Há algo para mim curioso: apesar de o Rui ser adolescente e de ter várias experiências sexuais, nunca é mencionada a palavra sexo. Certamente que isto foi pensado, mas achei curioso e parece-me que está muito alinhado como a personagem- não é um romântico-apaixonado-lamechinhas, nem púdico (aliás, roça o cliché do rebelde que falta às aulas, fuma, namora...), mas também não vive focado no prazer, aliás, percebe-se ao longo da história que ele não busca o prazer, as as raparigas e mulheres vão surgindo e cruzando-se consigo, e ele vai, sem procurar ter grande controlo, consentido e experimentando o amor (palavra que também nunca surge pelo Rui, curioso!)
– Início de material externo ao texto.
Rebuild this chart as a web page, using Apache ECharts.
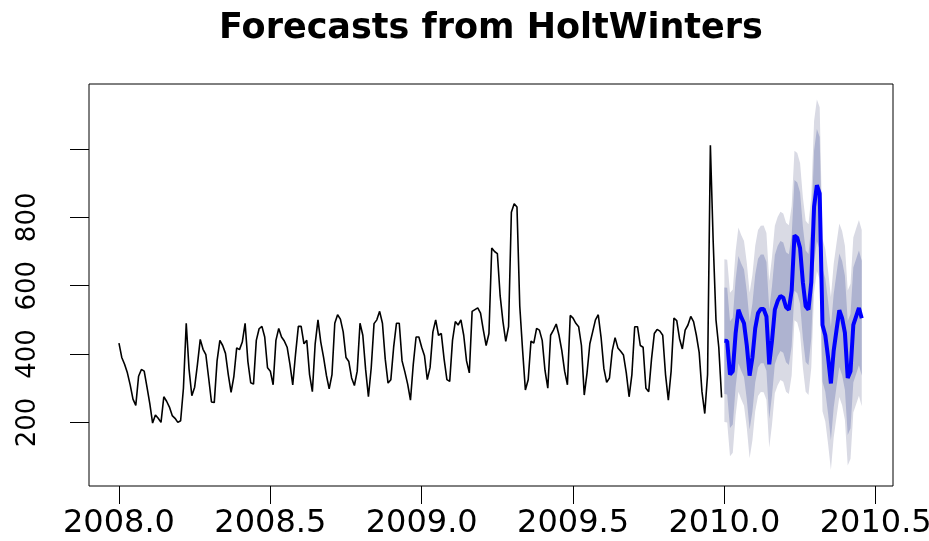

Acho que gostaria de ter lido este romance quando era adolescente.
"Não sei quando é que deixei de sentir uma coisa de cada vez."
Classificação: 3/5
As frases favoritas
(86) São tempos conturbados, se nos rirmos não estamos sozinhos e talvez consigamos adormecer.
(113) (...) o representante do comitê dos trabalhadores do hotel já esta a falar há mais de meia hora. Quando se cala é um alívio tão grande que toda a gente bate palmas.
(137) o meu marido saiu para ir buscar farinha de mandioca e ainda não voltou. Repetia farinha de mandioca como se a chave do mistério estivesse aí, como se se o Sr. Paulino tivesse saído para comprar feijão o resultado tivesse sido diferente.
(142) A mãe diz que são frieiras, não conhecia a palavra, também não conhecia cieiro, que é quando os lábios se cortam e começam a sangrar quando nos rimos. Deve ser por isso que os de cá não se riem, quem é que pode ter vontade de rir quando sabe que vai sangrar dos lábios.
(164) Já pedi um dicionário de inglês na biblioteca e vou decora-lo inteirinho, vou começar na letra A e sigo por ali adiante até ao fim, quando tiver as palavras decoradas sei falar inglês para trabalhar na América e posso sustentar a mãe e a minha irmã.
até breve ~
Comentários
Como, antes, tinha lido o Memorial do Convento, essa comparação com Saramago acabou por me surgir automaticamente :p
A premissa em si é muito interessante e houve muitos aspetos a revoltar-me, mesmo quando o discurso do Rui parecia leve, porque revela o melhor e o pior do ser humano. Só gostava que a segunda parte da obra tivesse um pouquinho mais de emoção.